Other scary touches can include roads that disappear after an initial visit, or alleys that never appear on any map. Street art and graffiti can suggest supernatural threats, street names can change or simply sound evil, vehicles resembling hearses can set a solemn mood, and background screams or areas of absolute, unnatural silence can keep tensions high.


Frogwares’ forthcoming The Sinking City is a unique example of urban focused cosmic horror. (Full disclosure: I worked on the game’s pre-production for a few months.)

INVERTING CITY DESIGN IDEAS

Inverting the rules and goals of good city design is another great way of achieving unease. Go for the opposite of what city planners aim for, and stress agoraphobia, claustrophobia, confusion or even acrophobia. Force players into tiny confined spaces, ridiculously crowded squares, and make them walk narrow paths along deep chasms. Extremely large plazas, uncomfortably narrow sidewalks and confusing road networks are more subtle but also effective.

Constricted footpaths and alleys that barely allow a single person through (see Figure 1) can feel even worse with the help of urban fauna such as cockroaches, mice and wild dogs that can be shown or heard. Traditional proportions of road width to building height (often a cosy 1:2) can easily be broken with buildings too high or roads too wide. The intense verticality of a city, and the creation of urban canyons with leaning, unpainted houses will suggest danger. Add in winding routes, dead ends, steep ramps and stairs, dense vegetation and impractical landscaping, and you’ll have a thoroughly uncomfortable environment.

And what about the land uses planners usually try to hide? Sanatoriums, jails, asylums, graveyards, junkyards and factories can all paint an area as – at the very least – unpleasant.


Figure 1: Claustrophobic, canyon-like roads (less than a metre in width, lined with disproportionately tall walls) rarely soothe.

CREEPY ARCHITECTURE

A glimpse at Bloodborne’s Yharnam is proof enough that architecture can convey horror. Gothic and Gothic Revival buildings of black stone are packed with disturbing details, and their ill-lit interiors are perfectly eerie. Many cultures employed architectural elements and decorations to ward off evil (crosses, gargoyles, and the like), but inverting such principles can provide your town with imposing buildings that act as huge conductors of ancient energies.

To return to Lovecraft’s Innsmouth, the hanging of decorative arrangements of seashells created both the sense of cohesive space, and of discomfiting unfamiliarity.
Playing with building scale, or the scale of openings aside, another trick involving architecture is the use of totally foreign elements. The black church in John Carpenter’s 1994 film, In the Mouth of Madness, was instantly off-putting because it was a distinctly un-American building in the midst of a traditional all-American town. It was as unsettling as discovering a huddle of Neolithic huts hiding beneath modern-day Hyde Park.

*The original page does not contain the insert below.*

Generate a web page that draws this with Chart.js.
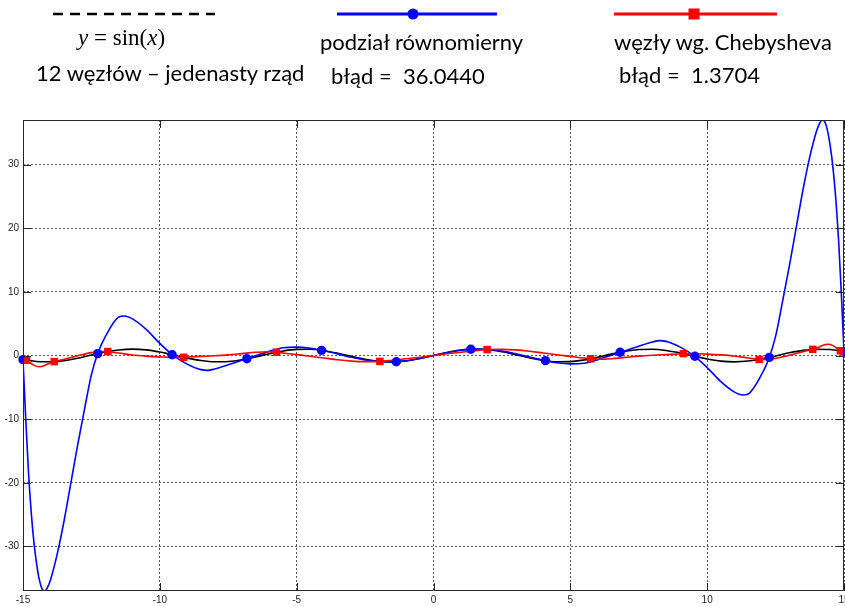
<!DOCTYPE html>
<html>
<head>
<meta charset="utf-8">
<script src="https://cdn.jsdelivr.net/npm/chart.js@4.4.0/dist/chart.umd.min.js"></script>
<style>
  html, body { margin: 0; padding: 0; background: #fff; overflow: hidden; }
  #wrap { position: relative; width: 845px; height: 606px; }
  #c, #legend { position: absolute; left: 0; top: 0; }
</style>
</head>
<body>
<div id="wrap">
  <canvas id="c" width="845" height="606"></canvas>
  <svg id="legend" width="845" height="110" font-family="Lato, 'Open Sans', sans-serif" font-size="22" fill="#000">
    <line x1="53" y1="14" x2="215" y2="14" stroke="#000" stroke-width="2.5" stroke-dasharray="10 7"/>
    <text x="78" y="45" font-family="'Liberation Serif', 'DejaVu Serif', serif" font-size="23"><tspan font-style="italic">y</tspan> = sin(<tspan font-style="italic">x</tspan>)</text>
    <text x="36" y="81">12 węzłów – jedenasty rząd</text>

    <line x1="337" y1="14" x2="497" y2="14" stroke="#0000ff" stroke-width="3"/>
    <circle cx="413" cy="14" r="5.5" fill="#0000ff"/>
    <text x="320" y="50">podział równomierny</text>
    <text x="331" y="84" style="white-space:pre">błąd =  36.0440</text>

    <line x1="614" y1="14" x2="777" y2="14" stroke="#ff0000" stroke-width="3"/>
    <rect x="688.5" y="8.5" width="11" height="11" fill="#ff0000"/>
    <text x="614" y="50">węzły wg. Chebysheva</text>
    <text x="619" y="83" style="white-space:pre">błąd =  1.3704</text>
  </svg>
</div>
<script>
// y = sin(x), sampled every 0.5
const sinX = [-15,-14.5,-14,-13.5,-13,-12.5,-12,-11.5,-11,-10.5,-10,-9.5,-9,-8.5,-8,-7.5,-7,-6.5,-6,-5.5,-5,-4.5,-4,-3.5,-3,-2.5,-2,-1.5,-1,-0.5,0,
              0.5,1,1.5,2,2.5,3,3.5,4,4.5,5,5.5,6,6.5,7,7.5,8,8.5,9,9.5,10,10.5,11,11.5,12,12.5,13,13.5,14,14.5,15];
const sinY = [-0.650,-0.935,-0.991,-0.804,-0.420,0.066,0.537,0.875,1.000,0.880,0.544,0.075,-0.412,-0.798,-0.989,-0.938,-0.657,-0.215,0.279,0.706,0.959,0.978,0.757,0.351,-0.141,-0.598,-0.909,-0.997,-0.841,-0.479,0,
              0.479,0.841,0.997,0.909,0.598,0.141,-0.351,-0.757,-0.978,-0.959,-0.706,-0.279,0.215,0.657,0.938,0.989,0.798,0.412,-0.075,-0.544,-0.880,-1.000,-0.875,-0.537,-0.066,0.420,0.804,0.991,0.935,0.650];

// interpolating polynomial on 12 equally spaced nodes
const equalX = [-15,-14.9,-14.8,-14.7,-14.6,-14.5,-14.4,-14.3,-14.2,-14.1,-14,-13.75,-13.5,-13.25,-13,-12.75,-12.5,-12.25,-12,-11.5,-11.3,-11,-10.5,-10,-9.5,-9,-8.5,-8.25,-8,-7.5,-7,-6.5,-6,-5.5,-5,-4.5,-4,-3.5,-3,-2.5,-2,-1.5,-1,-0.5,0,
                0.5,1,1.5,2,2.5,3,3.5,4,4.5,5,5.5,6,6.5,7,7.5,8,8.25,8.5,9,9.5,10,10.5,11,11.3,11.5,12,12.25,12.5,12.75,13,13.25,13.5,13.75,14,14.1,14.2,14.3,14.4,14.5,14.6,14.7,14.8,14.9,15];
const equalY = [-0.65,-10.0,-18.3,-24.6,-29.4,-32.8,-35.3,-36.7,-37.0,-36.4,-35.3,-31.2,-26.0,-20.0,-14.0,-8.4,-3.0,0.55,2.90,6.05,6.20,5.75,4.10,1.90,-0.02,-1.35,-2.22,-2.33,-2.12,-1.47,-0.76,-0.03,0.65,1.22,1.32,1.15,0.74,0.25,-0.28,-0.70,-0.95,-1.00,-0.83,-0.47,0,
                0.47,0.83,1.00,0.95,0.70,0.28,-0.25,-0.74,-1.15,-1.32,-1.22,-0.65,0.03,0.76,1.47,2.12,2.33,2.22,1.35,0.02,-1.90,-4.10,-5.75,-6.20,-6.05,-2.90,-0.55,3.0,8.4,14.0,20.0,26.0,31.2,35.3,36.4,37.0,36.7,35.3,32.8,29.4,24.6,18.3,10.0,0.65];

// interpolating polynomial on 12 Chebyshev nodes
const chebX = [-15,-14.8,-14.6,-14.4,-14.2,-14,-13.5,-13,-12.5,-12,-11.5,-11,-10.5,-10,-9.5,-9,-8.5,-8,-7.5,-7,-6.5,-6,-5.5,-5,-4.5,-4,-3.5,-3,-2.5,-2,-1.5,-1,-0.5,0,
               0.5,1,1.5,2,2.5,3,3.5,4,4.5,5,5.5,6,6.5,7,7.5,8,8.5,9,9.5,10,10.5,11,11.5,12,12.5,13,13.5,14,14.2,14.4,14.6,14.8,15];
const chebY = [-0.30,-0.95,-1.55,-1.76,-1.55,-1.15,-0.58,-0.05,0.45,0.64,0.38,0.08,-0.10,-0.22,-0.30,-0.24,-0.14,-0.04,0.10,0.30,0.50,0.58,0.40,0.14,-0.12,-0.40,-0.68,-0.88,-0.97,-0.94,-0.75,-0.52,-0.27,0,
               0.27,0.52,0.75,0.94,0.97,0.88,0.68,0.40,0.12,-0.14,-0.40,-0.58,-0.50,-0.30,-0.10,0.04,0.14,0.24,0.30,0.22,0.10,-0.08,-0.38,-0.64,-0.45,0.05,0.58,1.15,1.55,1.76,1.55,0.95,0.30];

// interpolation nodes
const equalNodesX = [-15,-12.27,-9.55,-6.82,-4.09,-1.36,1.36,4.09,6.82,9.55,12.27,15];
const equalNodesY = [-0.65,0.29,0.12,-0.51,0.81,-0.98,0.98,-0.81,0.51,-0.12,-0.29,0.65];
const chebNodesX = [-14.87,-13.86,-11.90,-9.13,-5.74,-1.96,1.96,5.74,9.13,11.90,13.86,14.87];
const chebNodesY = [-0.74,-0.96,0.62,-0.29,0.52,-0.93,0.93,-0.52,0.29,-0.62,0.96,0.74];

// axis ticks
const xTicks = [-15,-10,-5,0,5,10,15];
const yTicks = [-30,-20,-10,0,10,20,30];

const pts = (xs, ys) => xs.map((x, i) => ({ x, y: ys[i] }));

const AXIS = '#262626';

// box around the plot with inward tick marks on all four sides
const axesBox = {
  id: 'axesBox',
  afterDatasetsDraw(chart) {
    const { ctx, chartArea: a, scales: { x, y } } = chart;
    const len = 8;
    ctx.save();
    ctx.strokeStyle = AXIS;
    ctx.lineWidth = 1;
    ctx.setLineDash([]);
    ctx.beginPath();
    ctx.rect(Math.round(a.left) + 0.5, Math.round(a.top) + 0.5,
             Math.round(a.right - a.left) - 1, Math.round(a.bottom - a.top) - 1);
    x.ticks.forEach(t => {
      const p = Math.round(x.getPixelForValue(t.value)) + 0.5;
      ctx.moveTo(p, a.bottom); ctx.lineTo(p, a.bottom - len);
      ctx.moveTo(p, a.top); ctx.lineTo(p, a.top + len);
    });
    y.ticks.forEach(t => {
      const p = Math.round(y.getPixelForValue(t.value)) + 0.5;
      ctx.moveTo(a.left, p); ctx.lineTo(a.left + len, p);
      ctx.moveTo(a.right, p); ctx.lineTo(a.right - len, p);
    });
    ctx.stroke();
    ctx.restore();
  }
};

const curve = (xs, ys, color, order) => ({
  data: pts(xs, ys),
  showLine: true,
  borderColor: color,
  borderWidth: 1.6,
  pointRadius: 0,
  pointHoverRadius: 0,
  cubicInterpolationMode: 'monotone',
  order
});

new Chart(document.getElementById('c'), {
  type: 'scatter',
  data: {
    datasets: [
      { data: pts(chebNodesX, chebNodesY), showLine: false, pointStyle: 'rect', pointRadius: 5.3,
        pointBackgroundColor: '#ff0000', pointBorderWidth: 0, clip: false, order: 0 },
      { data: pts(equalNodesX, equalNodesY), showLine: false, pointStyle: 'circle', pointRadius: 4.7,
        pointBackgroundColor: '#0000ff', pointBorderWidth: 0, clip: false, order: 1 },
      curve(chebX, chebY, '#ff0000', 2),
      curve(equalX, equalY, '#0000ff', 3),
      curve(sinX, sinY, '#000000', 4)
    ]
  },
  options: {
    responsive: false,
    animation: false,
    devicePixelRatio: 1,
    layout: { autoPadding: false, padding: { top: 120, left: 0, right: 1, bottom: 0 } },
    plugins: { legend: { display: false }, tooltip: { enabled: false } },
    events: [],
    scales: {
      x: {
        type: 'linear', min: -15, max: 15,
        afterBuildTicks: s => { s.ticks = xTicks.map(v => ({ value: v })); },
        afterFit: s => { s.height = 15; s.paddingLeft = 0; s.paddingRight = 0; },
        ticks: { padding: 3, color: AXIS, font: { family: "'Liberation Sans', Arial, sans-serif", size: 10 }, maxRotation: 0, autoSkip: false },
        grid: { color: '#555', lineWidth: 1, drawTicks: false },
        border: { display: false, dash: [2, 2] }
      },
      y: {
        type: 'linear', min: -37, max: 37,
        afterBuildTicks: s => { s.ticks = yTicks.map(v => ({ value: v })); },
        afterFit: s => { s.width = 23; s.paddingTop = 0; s.paddingBottom = 0; },
        ticks: { padding: 4, color: AXIS, font: { family: "'Liberation Sans', Arial, sans-serif", size: 10 } },
        grid: { color: '#555', lineWidth: 1, drawTicks: false },
        border: { display: false, dash: [2, 2] }
      }
    }
  },
  plugins: [axesBox]
});
</script>
</body>
</html>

The Gothic altars and spindly towers of Yharnam show just how effectively architecture can evoke horror.

Confusing Geometries

Remember how director Stanley Kubrick’s 1980 horror movie The Shining made you feel? Just how unsettling the Overlook Hotel was? Well, it wasn’t all down to the sharp shadows, foreboding soundtrack and masterful cinematography. The hotel itself was wrong: its layout, architecture and geometry could never exist in reality, and this is a trick we can use to make our own cities subtly disturbing. An excellent video on The Shining’s spatial trickery can be found on YouTube.

Geomancy explained

The Mayans, the ancient Egyptians, and all kinds of strange, mythical civilisations have used geomancy in their city planning. This means that civic space is organised not only according to human needs, but according to their beliefs. Such cities are defined by celestial alignments, flows of energy, solstices, divine geometries and elaborate astronomic charts. Their roads are more likely to follow the path of the sun, and their geometric centres are bound to have cosmological significance.